Carry none of the pictures over; write out the complete data exactly.

# # # # # # #

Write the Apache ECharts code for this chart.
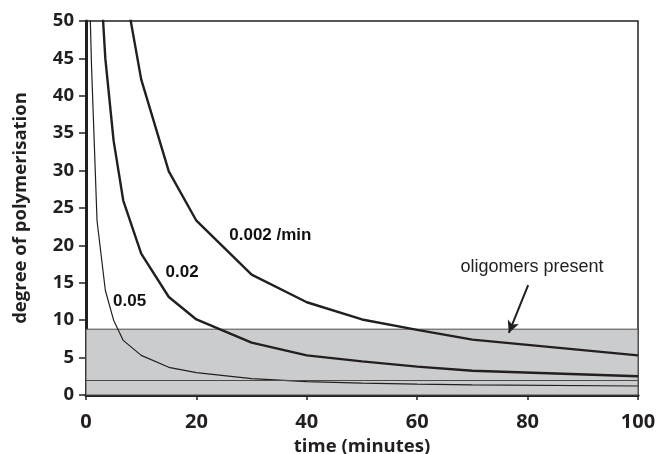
<!doctype html>
<html>
    <head>
        <meta charset="utf-8">
        <style>
            html, body { margin: 0; padding: 0; background: #fff; }
            #main { width: 656px; height: 454px; }
        </style>
    </head>
    <body>
        <div id="main"></div>
        <script src="https://cdn.jsdelivr.net/npm/echarts@6/dist/echarts.min.js"></script>
        <script>
            // sample times (minutes), shared by the three curves
            var times = [0.5, 1, 2, 3.5, 5, 6.75, 10, 15, 20, 30, 40, 50, 60, 70, 100];

            // degree of polymerisation for each rate constant (values above 50 run off the top)
            var dp005 = [58, 44, 23.3, 14, 10, 7.3, 5.3, 3.7, 3.0, 2.2, 1.8, 1.6, 1.45, 1.35, 1.2];
            var dp002 = [null, null, 63.7, 45, 34, 26, 18.9, 13.1, 10.1, 7.0, 5.3, 4.5, 3.8, 3.25, 2.5];
            var dp0002 = [null, null, null, null, 62, 55.6, 42.2, 29.9, 23.3, 16.1, 12.4, 10.1, 8.7, 7.4, 5.3];

            // oligomer region and dimer line
            var oligomerTop = 8.8;
            var dimerLine = 2;

            // curve labels [time, dp, text]
            var curveLabels = [
                [33.4, 21.4, '0.002 /min'],
                [17.4, 16.4, '0.02'],
                [7.9, 12.5, '0.05']
            ];
            var noteLabel = [[80.8, 17.1, 'oligomers present']];
            var arrowFrom = [80.1, 14.7];
            var arrowTo = [76.6, 8.3];

            function pairs(vals) {
                return times.map(function (t, i) { return [t, vals[i]]; });
            }

            var ink = '#231f20';
            var chart = echarts.init(document.getElementById('main'));

            chart.setOption({
                animation: false,
                grid: {
                    left: 86, right: 18, top: 21, bottom: 59,
                    outerBoundsMode: 'none',
                    show: true,
                    borderColor: ink,
                    borderWidth: 1.5
                },
                xAxis: {
                    type: 'value',
                    min: 0, max: 100, interval: 20,
                    name: 'time (minutes)',
                    nameLocation: 'middle',
                    nameGap: 41,
                    nameTextStyle: { fontFamily: 'Open Sans', fontWeight: 'bold', fontSize: 18.5, color: ink },
                    axisLine: { lineStyle: { color: ink, width: 3 } },
                    axisTick: { length: 5, lineStyle: { color: ink, width: 1.5 } },
                    axisLabel: { fontFamily: 'Open Sans', fontWeight: 'bold', fontSize: 20, color: ink, margin: 17 },
                    splitLine: { show: false }
                },
                yAxis: {
                    type: 'value',
                    min: 0, max: 50, interval: 5,
                    name: 'degree of polymerisation',
                    nameLocation: 'middle',
                    nameGap: 56,
                    nameTextStyle: { fontFamily: 'Open Sans', fontWeight: 'bold', fontSize: 18.5, color: ink },
                    axisLine: { lineStyle: { color: ink, width: 3 } },
                    axisTick: { length: 7, lineStyle: { color: ink, width: 1.5 } },
                    axisLabel: { fontFamily: 'Open Sans', fontWeight: 'bold', fontSize: 18.5, color: ink, margin: 12 },
                    splitLine: { show: false }
                },
                series: [
                    {
                        type: 'line',
                        data: [],
                        z: 1,
                        markArea: {
                            silent: true,
                            itemStyle: { color: '#cbcccd', borderColor: '#4a4a4a', borderWidth: 1 },
                            data: [[{ yAxis: 0 }, { yAxis: oligomerTop }]]
                        },
                        markLine: {
                            silent: true,
                            symbol: 'none',
                            label: { show: false },
                            lineStyle: { color: '#4a4a4a', width: 1, type: 'solid' },
                            data: [{ yAxis: dimerLine }]
                        }
                    },
                    {
                        type: 'line', z: 3, showSymbol: false,
                        data: pairs(dp005),
                        lineStyle: { color: ink, width: 1.2 }
                    },
                    {
                        type: 'line', z: 3, showSymbol: false,
                        data: pairs(dp002),
                        lineStyle: { color: ink, width: 2.4 }
                    },
                    {
                        type: 'line', z: 3, showSymbol: false,
                        data: pairs(dp0002),
                        lineStyle: { color: ink, width: 2.4 },
                        markLine: {
                            silent: true,
                            symbol: ['none', 'arrow'],
                            symbolSize: [9, 12],
                            label: { show: false },
                            lineStyle: { color: ink, width: 2, type: 'solid' },
                            data: [[{ coord: arrowFrom }, { coord: arrowTo }]]
                        }
                    },
                    {
                        type: 'scatter', z: 4, silent: true,
                        symbolSize: 1,
                        itemStyle: { color: 'transparent', opacity: 1 },
                        label: {
                            show: true, position: 'inside',
                            fontFamily: 'Liberation Sans', fontWeight: 'bold', fontSize: 17, color: '#111',
                            formatter: function (p) { return p.data[2]; }
                        },
                        data: curveLabels
                    },
                    {
                        type: 'scatter', z: 4, silent: true,
                        symbolSize: 1,
                        itemStyle: { color: 'transparent', opacity: 1 },
                        label: {
                            show: true, position: 'inside',
                            fontFamily: 'Liberation Sans', fontSize: 18, color: ink,
                            formatter: function (p) { return p.data[2]; }
                        },
                        data: noteLabel
                    }
                ]
            });

            window.onresize = chart.resize;
        </script>
    </body>
</html>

# # # # # # #

> **EXERCISE OUTPUT**
Write the Apache ECharts code for this chart.
<!doctype html>
<html>
    <head>
        <meta charset="utf-8">
        <style>
            html, body { margin: 0; padding: 0; background: #fff; }
            #main { width: 656px; height: 454px; }
        </style>
    </head>
    <body>
        <div id="main"></div>
        <script src="https://cdn.jsdelivr.net/npm/echarts@6/dist/echarts.min.js"></script>
        <script>
            // sample times (minutes), shared by the three curves
            var times = [0.5, 1, 2, 3.5, 5, 6.75, 10, 15, 20, 30, 40, 50, 60, 70, 100];

            // degree of polymerisation for each rate constant (values above 50 run off the top)
            var dp005 = [58, 44, 23.3, 14, 10, 7.3, 5.3, 3.7, 3.0, 2.2, 1.8, 1.6, 1.45, 1.35, 1.2];
            var dp002 = [null, null, 63.7, 45, 34, 26, 18.9, 13.1, 10.1, 7.0, 5.3, 4.5, 3.8, 3.25, 2.5];
            var dp0002 = [null, null, null, null, 62, 55.6, 42.2, 29.9, 23.3, 16.1, 12.4, 10.1, 8.7, 7.4, 5.3];

            // oligomer region and dimer line
            var oligomerTop = 8.8;
            var dimerLine = 2;

            // curve labels [time, dp, text]
            var curveLabels = [
                [33.4, 21.4, '0.002 /min'],
                [17.4, 16.4, '0.02'],
                [7.9, 12.5, '0.05']
            ];
            var noteLabel = [[80.8, 17.1, 'oligomers present']];
            var arrowFrom = [80.1, 14.7];
            var arrowTo = [76.6, 8.3];

            function pairs(vals) {
                return times.map(function (t, i) { return [t, vals[i]]; });
            }

            var ink = '#231f20';
            var chart = echarts.init(document.getElementById('main'));

            chart.setOption({
                animation: false,
                grid: {
                    left: 86, right: 18, top: 21, bottom: 59,
                    outerBoundsMode: 'none',
                    show: true,
                    borderColor: ink,
                    borderWidth: 1.5
                },
                xAxis: {
                    type: 'value',
                    min: 0, max: 100, interval: 20,
                    name: 'time (minutes)',
                    nameLocation: 'middle',
                    nameGap: 41,
                    nameTextStyle: { fontFamily: 'Open Sans', fontWeight: 'bold', fontSize: 18.5, color: ink },
                    axisLine: { lineStyle: { color: ink, width: 3 } },
                    axisTick: { length: 5, lineStyle: { color: ink, width: 1.5 } },
                    axisLabel: { fontFamily: 'Open Sans', fontWeight: 'bold', fontSize: 20, color: ink, margin: 17 },
                    splitLine: { show: false }
                },
                yAxis: {
                    type: 'value',
                    min: 0, max: 50, interval: 5,
                    name: 'degree of polymerisation',
                    nameLocation: 'middle',
                    nameGap: 56,
                    nameTextStyle: { fontFamily: 'Open Sans', fontWeight: 'bold', fontSize: 18.5, color: ink },
                    axisLine: { lineStyle: { color: ink, width: 3 } },
                    axisTick: { length: 7, lineStyle: { color: ink, width: 1.5 } },
                    axisLabel: { fontFamily: 'Open Sans', fontWeight: 'bold', fontSize: 18.5, color: ink, margin: 12 },
                    splitLine: { show: false }
                },
                series: [
                    {
                        type: 'line',
                        data: [],
                        z: 1,
                        markArea: {
                            silent: true,
                            itemStyle: { color: '#cbcccd', borderColor: '#4a4a4a', borderWidth: 1 },
                            data: [[{ yAxis: 0 }, { yAxis: oligomerTop }]]
                        },
                        markLine: {
                            silent: true,
                            symbol: 'none',
                            label: { show: false },
                            lineStyle: { color: '#4a4a4a', width: 1, type: 'solid' },
                            data: [{ yAxis: dimerLine }]
                        }
                    },
                    {
                        type: 'line', z: 3, showSymbol: false,
                        data: pairs(dp005),
                        lineStyle: { color: ink, width: 1.2 }
                    },
                    {
                        type: 'line', z: 3, showSymbol: false,
                        data: pairs(dp002),
                        lineStyle: { color: ink, width: 2.4 }
                    },
                    {
                        type: 'line', z: 3, showSymbol: false,
                        data: pairs(dp0002),
                        lineStyle: { color: ink, width: 2.4 },
                        markLine: {
                            silent: true,
                            symbol: ['none', 'arrow'],
                            symbolSize: [9, 12],
                            label: { show: false },
                            lineStyle: { color: ink, width: 2, type: 'solid' },
                            data: [[{ coord: arrowFrom }, { coord: arrowTo }]]
                        }
                    },
                    {
                        type: 'scatter', z: 4, silent: true,
                        symbolSize: 1,
                        itemStyle: { color: 'transparent', opacity: 1 },
                        label: {
                            show: true, position: 'inside',
                            fontFamily: 'Liberation Sans', fontWeight: 'bold', fontSize: 17, color: '#111',
                            formatter: function (p) { return p.data[2]; }
                        },
                        data: curveLabels
                    },
                    {
                        type: 'scatter', z: 4, silent: true,
                        symbolSize: 1,
                        itemStyle: { color: 'transparent', opacity: 1 },
                        label: {
                            show: true, position: 'inside',
                            fontFamily: 'Liberation Sans', fontSize: 18, color: ink,
                            formatter: function (p) { return p.data[2]; }
                        },
                        data: noteLabel
                    }
                ]
            });

            window.onresize = chart.resize;
        </script>
    </body>
</html>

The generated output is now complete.